The task
Exactly the lines from the one with "Rebuild this diagram" through the one with "(s11) at (1081.5,522.5)" should be returned, both ends included and nothing else. Omit any pictures.
<<<<
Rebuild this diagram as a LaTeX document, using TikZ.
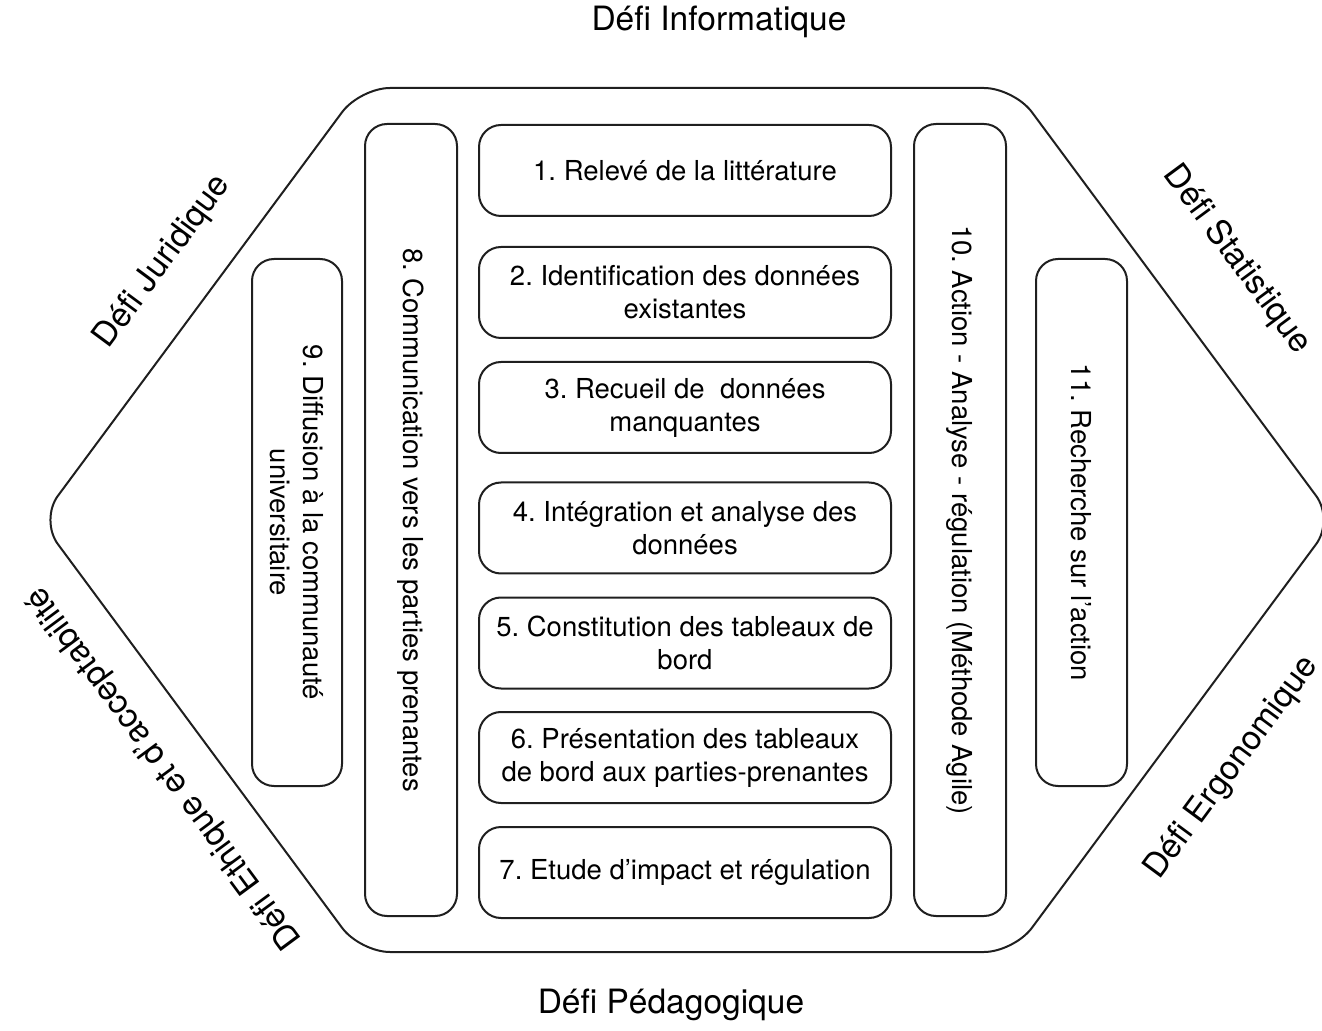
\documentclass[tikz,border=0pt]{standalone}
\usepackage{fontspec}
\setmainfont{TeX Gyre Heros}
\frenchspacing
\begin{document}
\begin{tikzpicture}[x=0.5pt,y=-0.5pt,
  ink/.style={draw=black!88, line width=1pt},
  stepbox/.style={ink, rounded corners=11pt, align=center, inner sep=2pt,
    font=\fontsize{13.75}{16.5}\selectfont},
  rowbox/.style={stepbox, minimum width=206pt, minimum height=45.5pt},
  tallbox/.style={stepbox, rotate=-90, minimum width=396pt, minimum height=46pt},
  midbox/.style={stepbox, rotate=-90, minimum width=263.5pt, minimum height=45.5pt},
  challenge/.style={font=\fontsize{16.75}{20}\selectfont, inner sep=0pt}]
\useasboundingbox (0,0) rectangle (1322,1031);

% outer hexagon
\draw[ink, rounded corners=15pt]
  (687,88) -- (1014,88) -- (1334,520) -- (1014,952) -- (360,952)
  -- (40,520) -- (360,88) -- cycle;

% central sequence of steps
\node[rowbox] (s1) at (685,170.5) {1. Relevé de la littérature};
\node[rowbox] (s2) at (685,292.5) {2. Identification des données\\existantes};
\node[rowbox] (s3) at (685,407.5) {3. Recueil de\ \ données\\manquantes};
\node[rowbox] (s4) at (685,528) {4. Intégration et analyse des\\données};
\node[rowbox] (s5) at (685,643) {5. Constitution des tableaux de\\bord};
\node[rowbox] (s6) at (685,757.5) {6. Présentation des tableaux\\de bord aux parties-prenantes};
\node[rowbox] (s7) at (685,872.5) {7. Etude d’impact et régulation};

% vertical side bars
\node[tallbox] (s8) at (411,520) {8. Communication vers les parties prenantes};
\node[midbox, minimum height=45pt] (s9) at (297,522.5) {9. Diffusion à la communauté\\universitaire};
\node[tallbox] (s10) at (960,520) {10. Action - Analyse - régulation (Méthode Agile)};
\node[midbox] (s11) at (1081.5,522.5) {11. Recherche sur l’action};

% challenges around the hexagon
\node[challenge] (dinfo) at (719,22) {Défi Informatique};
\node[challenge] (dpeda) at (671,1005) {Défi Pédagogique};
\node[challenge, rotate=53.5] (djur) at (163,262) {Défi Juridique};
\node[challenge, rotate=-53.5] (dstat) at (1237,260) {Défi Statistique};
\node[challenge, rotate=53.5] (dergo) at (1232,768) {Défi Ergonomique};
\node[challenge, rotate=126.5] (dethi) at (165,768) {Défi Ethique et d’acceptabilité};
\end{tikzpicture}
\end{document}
>>>>
<<<<
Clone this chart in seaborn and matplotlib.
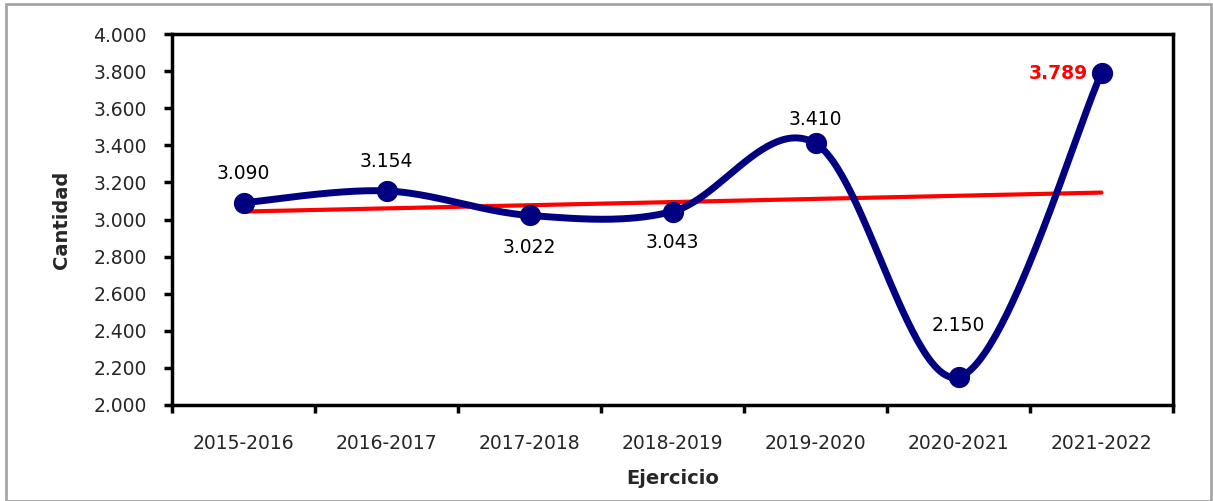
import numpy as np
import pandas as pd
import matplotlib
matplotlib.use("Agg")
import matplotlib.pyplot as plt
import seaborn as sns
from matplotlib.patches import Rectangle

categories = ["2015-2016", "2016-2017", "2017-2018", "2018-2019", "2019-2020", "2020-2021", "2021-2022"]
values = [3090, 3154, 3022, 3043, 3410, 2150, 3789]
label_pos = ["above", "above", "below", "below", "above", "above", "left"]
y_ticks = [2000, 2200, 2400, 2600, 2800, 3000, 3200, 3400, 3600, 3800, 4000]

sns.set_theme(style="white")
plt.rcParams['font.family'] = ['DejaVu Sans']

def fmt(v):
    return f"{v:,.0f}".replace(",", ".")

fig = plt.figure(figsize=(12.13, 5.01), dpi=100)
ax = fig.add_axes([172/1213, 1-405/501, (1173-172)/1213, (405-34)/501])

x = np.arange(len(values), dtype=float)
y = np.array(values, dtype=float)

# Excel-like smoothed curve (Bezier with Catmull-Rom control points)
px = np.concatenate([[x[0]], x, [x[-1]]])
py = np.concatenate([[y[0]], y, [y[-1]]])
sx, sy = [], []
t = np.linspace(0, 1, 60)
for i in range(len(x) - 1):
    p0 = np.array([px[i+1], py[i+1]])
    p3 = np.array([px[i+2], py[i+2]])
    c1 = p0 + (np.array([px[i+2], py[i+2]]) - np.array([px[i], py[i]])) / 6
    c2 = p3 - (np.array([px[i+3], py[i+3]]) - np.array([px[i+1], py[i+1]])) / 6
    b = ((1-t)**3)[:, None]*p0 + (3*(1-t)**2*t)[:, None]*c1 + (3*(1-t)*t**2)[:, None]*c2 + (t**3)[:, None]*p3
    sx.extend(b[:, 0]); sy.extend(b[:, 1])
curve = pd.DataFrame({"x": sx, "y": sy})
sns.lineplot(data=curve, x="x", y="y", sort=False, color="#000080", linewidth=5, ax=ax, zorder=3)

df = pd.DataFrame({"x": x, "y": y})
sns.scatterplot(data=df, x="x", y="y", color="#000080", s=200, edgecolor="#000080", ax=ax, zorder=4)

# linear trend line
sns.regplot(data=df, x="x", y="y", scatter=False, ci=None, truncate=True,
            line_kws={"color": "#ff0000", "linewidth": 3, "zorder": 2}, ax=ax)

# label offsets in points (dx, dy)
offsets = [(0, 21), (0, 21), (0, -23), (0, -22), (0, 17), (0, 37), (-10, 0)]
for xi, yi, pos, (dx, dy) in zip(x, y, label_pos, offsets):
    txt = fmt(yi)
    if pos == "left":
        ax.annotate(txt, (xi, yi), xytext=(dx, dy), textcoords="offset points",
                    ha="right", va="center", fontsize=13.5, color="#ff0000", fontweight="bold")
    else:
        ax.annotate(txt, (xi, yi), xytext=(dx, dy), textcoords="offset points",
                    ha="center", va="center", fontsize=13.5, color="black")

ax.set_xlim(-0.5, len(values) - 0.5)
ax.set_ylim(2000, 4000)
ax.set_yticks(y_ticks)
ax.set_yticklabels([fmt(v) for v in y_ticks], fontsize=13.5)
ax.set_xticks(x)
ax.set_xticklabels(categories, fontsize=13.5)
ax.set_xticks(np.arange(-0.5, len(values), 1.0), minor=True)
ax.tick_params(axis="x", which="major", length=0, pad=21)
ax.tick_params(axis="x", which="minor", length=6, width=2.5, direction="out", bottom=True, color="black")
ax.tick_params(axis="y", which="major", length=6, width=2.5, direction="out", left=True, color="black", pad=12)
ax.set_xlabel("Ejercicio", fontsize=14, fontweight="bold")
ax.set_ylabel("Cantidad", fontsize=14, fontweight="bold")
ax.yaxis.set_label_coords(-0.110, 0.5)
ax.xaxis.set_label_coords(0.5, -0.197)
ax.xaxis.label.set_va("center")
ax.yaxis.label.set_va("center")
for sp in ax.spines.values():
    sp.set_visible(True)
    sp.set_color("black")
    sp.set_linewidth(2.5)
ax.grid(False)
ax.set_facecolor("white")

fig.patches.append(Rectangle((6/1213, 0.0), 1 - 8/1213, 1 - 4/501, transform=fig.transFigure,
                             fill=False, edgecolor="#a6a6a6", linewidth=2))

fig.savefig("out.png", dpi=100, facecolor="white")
>>>>
Full output
Rebuild this diagram as a LaTeX document, using TikZ.
\documentclass[tikz,border=0pt]{standalone}
\usepackage{fontspec}
\setmainfont{TeX Gyre Heros}
\frenchspacing
\begin{document}
\begin{tikzpicture}[x=0.5pt,y=-0.5pt,
  ink/.style={draw=black!88, line width=1pt},
  stepbox/.style={ink, rounded corners=11pt, align=center, inner sep=2pt,
    font=\fontsize{13.75}{16.5}\selectfont},
  rowbox/.style={stepbox, minimum width=206pt, minimum height=45.5pt},
  tallbox/.style={stepbox, rotate=-90, minimum width=396pt, minimum height=46pt},
  midbox/.style={stepbox, rotate=-90, minimum width=263.5pt, minimum height=45.5pt},
  challenge/.style={font=\fontsize{16.75}{20}\selectfont, inner sep=0pt}]
\useasboundingbox (0,0) rectangle (1322,1031);

% outer hexagon
\draw[ink, rounded corners=15pt]
  (687,88) -- (1014,88) -- (1334,520) -- (1014,952) -- (360,952)
  -- (40,520) -- (360,88) -- cycle;

% central sequence of steps
\node[rowbox] (s1) at (685,170.5) {1. Relevé de la littérature};
\node[rowbox] (s2) at (685,292.5) {2. Identification des données\\existantes};
\node[rowbox] (s3) at (685,407.5) {3. Recueil de\ \ données\\manquantes};
\node[rowbox] (s4) at (685,528) {4. Intégration et analyse des\\données};
\node[rowbox] (s5) at (685,643) {5. Constitution des tableaux de\\bord};
\node[rowbox] (s6) at (685,757.5) {6. Présentation des tableaux\\de bord aux parties-prenantes};
\node[rowbox] (s7) at (685,872.5) {7. Etude d’impact et régulation};

% vertical side bars
\node[tallbox] (s8) at (411,520) {8. Communication vers les parties prenantes};
\node[midbox, minimum height=45pt] (s9) at (297,522.5) {9. Diffusion à la communauté\\universitaire};
\node[tallbox] (s10) at (960,520) {10. Action - Analyse - régulation (Méthode Agile)};
\node[midbox] (s11) at (1081.5,522.5) {11. Recherche sur l’action};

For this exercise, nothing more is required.